I have hive table with 2 partitions and the 1st partition is the city and the second partition is village, So every city partition will contains the list of all village partitions in it.Some thing like below
city1/village1
city1/village2
city1/village3
city2/village5
city2/village6
So if my select statement is select * from table where village = 'village5'
will it search all the partitions in city 1 and city 2 before outputting the result? Or will it see the hive metastore file and hit only the village5 partition.

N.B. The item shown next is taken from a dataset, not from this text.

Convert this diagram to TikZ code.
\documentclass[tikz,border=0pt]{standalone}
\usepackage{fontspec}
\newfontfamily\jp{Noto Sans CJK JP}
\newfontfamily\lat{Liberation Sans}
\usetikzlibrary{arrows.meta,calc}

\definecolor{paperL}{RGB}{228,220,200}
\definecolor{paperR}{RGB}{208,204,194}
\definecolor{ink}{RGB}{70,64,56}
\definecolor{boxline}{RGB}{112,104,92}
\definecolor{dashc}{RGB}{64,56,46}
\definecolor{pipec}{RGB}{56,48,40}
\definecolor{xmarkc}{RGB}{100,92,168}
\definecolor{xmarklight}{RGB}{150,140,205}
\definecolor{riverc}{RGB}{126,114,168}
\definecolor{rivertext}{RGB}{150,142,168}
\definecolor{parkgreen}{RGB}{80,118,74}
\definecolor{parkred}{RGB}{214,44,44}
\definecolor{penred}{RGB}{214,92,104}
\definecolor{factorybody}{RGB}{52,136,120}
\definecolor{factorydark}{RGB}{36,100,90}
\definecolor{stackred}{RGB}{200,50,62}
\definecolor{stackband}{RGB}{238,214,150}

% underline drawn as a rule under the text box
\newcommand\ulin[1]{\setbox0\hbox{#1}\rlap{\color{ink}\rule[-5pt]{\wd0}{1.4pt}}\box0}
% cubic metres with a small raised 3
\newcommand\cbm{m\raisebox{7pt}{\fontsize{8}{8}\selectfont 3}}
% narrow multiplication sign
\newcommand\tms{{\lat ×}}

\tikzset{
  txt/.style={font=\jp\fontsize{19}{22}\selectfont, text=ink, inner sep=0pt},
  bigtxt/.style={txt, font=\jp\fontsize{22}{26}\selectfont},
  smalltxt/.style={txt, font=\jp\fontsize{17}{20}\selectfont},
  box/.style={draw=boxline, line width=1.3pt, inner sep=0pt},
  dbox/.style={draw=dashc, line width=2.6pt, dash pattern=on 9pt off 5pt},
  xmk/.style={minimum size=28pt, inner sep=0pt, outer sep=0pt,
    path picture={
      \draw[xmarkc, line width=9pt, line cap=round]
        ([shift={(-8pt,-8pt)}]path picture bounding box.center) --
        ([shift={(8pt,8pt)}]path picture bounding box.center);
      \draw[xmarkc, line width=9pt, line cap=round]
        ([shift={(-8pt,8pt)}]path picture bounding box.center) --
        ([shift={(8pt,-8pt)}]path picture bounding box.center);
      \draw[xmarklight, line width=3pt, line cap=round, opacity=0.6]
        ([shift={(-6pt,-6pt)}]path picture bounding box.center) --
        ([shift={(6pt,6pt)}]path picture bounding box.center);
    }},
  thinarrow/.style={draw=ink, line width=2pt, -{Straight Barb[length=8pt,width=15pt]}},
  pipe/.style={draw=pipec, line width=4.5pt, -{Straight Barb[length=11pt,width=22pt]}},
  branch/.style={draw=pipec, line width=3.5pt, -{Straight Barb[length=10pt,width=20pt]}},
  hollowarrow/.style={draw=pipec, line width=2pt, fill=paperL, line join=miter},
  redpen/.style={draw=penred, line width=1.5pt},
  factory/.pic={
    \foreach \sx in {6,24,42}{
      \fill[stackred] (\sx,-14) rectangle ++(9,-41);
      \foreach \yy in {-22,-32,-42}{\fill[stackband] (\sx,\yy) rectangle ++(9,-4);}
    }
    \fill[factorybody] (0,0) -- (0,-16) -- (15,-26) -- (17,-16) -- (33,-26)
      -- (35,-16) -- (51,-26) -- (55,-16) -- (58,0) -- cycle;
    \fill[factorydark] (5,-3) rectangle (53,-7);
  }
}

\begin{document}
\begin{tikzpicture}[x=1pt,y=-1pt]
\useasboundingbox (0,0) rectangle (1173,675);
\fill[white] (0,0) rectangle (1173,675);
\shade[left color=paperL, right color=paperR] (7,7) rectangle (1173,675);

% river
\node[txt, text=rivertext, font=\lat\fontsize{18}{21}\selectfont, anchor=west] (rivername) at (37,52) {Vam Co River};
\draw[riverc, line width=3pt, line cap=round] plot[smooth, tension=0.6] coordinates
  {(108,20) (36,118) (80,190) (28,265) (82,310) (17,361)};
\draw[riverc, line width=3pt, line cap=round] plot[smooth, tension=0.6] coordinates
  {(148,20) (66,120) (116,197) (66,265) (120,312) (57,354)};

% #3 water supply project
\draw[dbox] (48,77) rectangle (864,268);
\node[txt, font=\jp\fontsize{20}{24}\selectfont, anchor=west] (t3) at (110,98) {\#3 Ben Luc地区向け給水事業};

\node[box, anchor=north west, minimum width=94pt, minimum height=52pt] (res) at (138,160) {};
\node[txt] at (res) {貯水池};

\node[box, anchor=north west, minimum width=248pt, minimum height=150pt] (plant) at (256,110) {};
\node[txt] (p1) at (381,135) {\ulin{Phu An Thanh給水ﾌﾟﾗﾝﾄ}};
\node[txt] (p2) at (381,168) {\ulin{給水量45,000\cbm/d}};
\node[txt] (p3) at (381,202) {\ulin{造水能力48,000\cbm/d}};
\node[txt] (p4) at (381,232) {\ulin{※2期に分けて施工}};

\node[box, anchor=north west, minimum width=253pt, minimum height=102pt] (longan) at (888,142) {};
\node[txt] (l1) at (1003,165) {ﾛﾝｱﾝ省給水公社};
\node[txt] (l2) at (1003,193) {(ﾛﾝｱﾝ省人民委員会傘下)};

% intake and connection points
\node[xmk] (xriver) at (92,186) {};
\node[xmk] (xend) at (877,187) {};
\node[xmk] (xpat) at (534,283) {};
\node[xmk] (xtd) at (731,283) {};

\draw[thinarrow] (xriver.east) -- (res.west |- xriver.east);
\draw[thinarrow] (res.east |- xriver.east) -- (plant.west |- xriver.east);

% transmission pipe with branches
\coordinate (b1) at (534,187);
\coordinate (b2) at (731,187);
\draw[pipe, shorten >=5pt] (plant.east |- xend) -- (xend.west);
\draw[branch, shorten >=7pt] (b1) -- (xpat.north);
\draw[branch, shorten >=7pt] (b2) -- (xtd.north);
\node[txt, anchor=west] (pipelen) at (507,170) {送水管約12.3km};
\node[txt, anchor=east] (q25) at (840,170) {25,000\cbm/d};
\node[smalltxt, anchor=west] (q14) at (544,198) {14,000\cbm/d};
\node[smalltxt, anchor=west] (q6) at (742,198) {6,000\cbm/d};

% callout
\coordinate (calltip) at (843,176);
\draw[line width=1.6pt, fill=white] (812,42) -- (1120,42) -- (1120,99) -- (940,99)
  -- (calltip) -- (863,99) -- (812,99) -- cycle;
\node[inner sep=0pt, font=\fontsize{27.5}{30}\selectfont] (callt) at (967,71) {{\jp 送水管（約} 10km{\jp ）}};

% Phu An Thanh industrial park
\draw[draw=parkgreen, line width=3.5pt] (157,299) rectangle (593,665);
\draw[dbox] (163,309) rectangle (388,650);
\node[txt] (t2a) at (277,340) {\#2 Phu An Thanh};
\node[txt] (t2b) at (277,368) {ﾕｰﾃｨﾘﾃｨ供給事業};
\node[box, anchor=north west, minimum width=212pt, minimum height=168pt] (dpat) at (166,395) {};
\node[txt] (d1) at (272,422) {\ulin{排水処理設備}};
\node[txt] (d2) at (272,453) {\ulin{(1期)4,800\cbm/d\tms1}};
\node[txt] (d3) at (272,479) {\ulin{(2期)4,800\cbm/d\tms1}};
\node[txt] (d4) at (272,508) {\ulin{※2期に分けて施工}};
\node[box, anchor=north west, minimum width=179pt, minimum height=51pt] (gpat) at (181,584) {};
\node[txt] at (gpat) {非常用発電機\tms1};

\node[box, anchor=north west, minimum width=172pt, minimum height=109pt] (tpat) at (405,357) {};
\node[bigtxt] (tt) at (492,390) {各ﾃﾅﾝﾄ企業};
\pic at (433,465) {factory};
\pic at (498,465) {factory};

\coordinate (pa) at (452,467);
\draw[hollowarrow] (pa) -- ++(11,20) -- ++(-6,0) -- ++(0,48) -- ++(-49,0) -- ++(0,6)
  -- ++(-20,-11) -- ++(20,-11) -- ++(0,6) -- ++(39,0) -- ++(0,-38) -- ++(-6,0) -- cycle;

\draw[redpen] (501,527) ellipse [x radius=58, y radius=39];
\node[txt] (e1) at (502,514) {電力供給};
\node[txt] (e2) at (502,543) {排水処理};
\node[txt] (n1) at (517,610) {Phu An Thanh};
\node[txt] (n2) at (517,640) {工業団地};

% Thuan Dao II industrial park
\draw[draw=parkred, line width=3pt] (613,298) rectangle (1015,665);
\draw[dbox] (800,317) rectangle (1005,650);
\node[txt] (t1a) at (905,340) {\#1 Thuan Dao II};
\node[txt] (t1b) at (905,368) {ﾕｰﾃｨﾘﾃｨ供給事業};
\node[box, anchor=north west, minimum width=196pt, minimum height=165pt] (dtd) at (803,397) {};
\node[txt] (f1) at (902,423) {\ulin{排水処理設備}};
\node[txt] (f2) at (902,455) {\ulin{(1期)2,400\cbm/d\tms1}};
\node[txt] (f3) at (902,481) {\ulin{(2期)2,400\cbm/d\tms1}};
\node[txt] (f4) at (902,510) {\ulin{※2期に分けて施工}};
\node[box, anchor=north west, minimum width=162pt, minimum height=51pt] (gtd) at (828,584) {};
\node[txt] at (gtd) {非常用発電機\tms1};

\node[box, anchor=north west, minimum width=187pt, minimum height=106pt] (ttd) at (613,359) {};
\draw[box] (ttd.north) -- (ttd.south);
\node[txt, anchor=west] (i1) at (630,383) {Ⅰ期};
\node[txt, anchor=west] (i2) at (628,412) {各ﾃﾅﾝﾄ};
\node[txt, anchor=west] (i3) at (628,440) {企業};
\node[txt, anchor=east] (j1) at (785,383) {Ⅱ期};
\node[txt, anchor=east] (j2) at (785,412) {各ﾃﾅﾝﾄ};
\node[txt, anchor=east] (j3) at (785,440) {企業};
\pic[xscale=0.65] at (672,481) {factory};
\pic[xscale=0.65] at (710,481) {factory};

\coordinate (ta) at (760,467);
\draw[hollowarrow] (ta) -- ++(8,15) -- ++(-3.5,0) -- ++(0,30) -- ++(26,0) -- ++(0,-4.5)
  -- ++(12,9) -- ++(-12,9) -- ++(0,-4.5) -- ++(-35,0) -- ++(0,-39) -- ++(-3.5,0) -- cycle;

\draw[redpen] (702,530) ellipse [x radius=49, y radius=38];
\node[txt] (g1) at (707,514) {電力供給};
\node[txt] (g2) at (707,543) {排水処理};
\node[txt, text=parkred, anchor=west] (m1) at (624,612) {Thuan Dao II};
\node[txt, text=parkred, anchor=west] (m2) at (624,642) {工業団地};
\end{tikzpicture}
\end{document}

It will depend on your Hive version how optimize it is. In my current version (1.1.0) Hive is able to point to the specific partition without scanning the top partition
Here is a quick demonstration.
create table mydb.partition_test
(id string)
partitioned by (city string, village string);
INSERT OVERWRITE TABLE mydb.partition_test PARTITION (city,village)
select * from (
select '1', 'city1', 'village1'
union all
select '1', 'city1', 'village2'
union all
select '1', 'city1', 'village3'
union all
select '1', 'city2', 'village5'
union all
select '1', 'city2', 'village6'
) t;
explain select * from mydb.partition_test where village='village5';
STAGE DEPENDENCIES:
Stage-0 is a root stage
STAGE PLANS:
Stage: Stage-0
Fetch Operator
limit: -1
Processor Tree:
TableScan
alias: partition_test
filterExpr: (village = 'village5') (type: boolean)
Statistics: Num rows: 1 Data size: 1 Basic stats: COMPLETE Column stats: PARTIAL
Select Operator
expressions: id (type: string), city (type: string), 'village5' (type: string)
outputColumnNames: _col0, _col1, _col2
Statistics: Num rows: 1 Data size: 1 Basic stats: COMPLETE Column stats: PARTIAL
ListSink
As you can see from the execution plan, it is able to estimate the number of records for that specific partition without mapred operation and the table scan is pointing to the specific partition.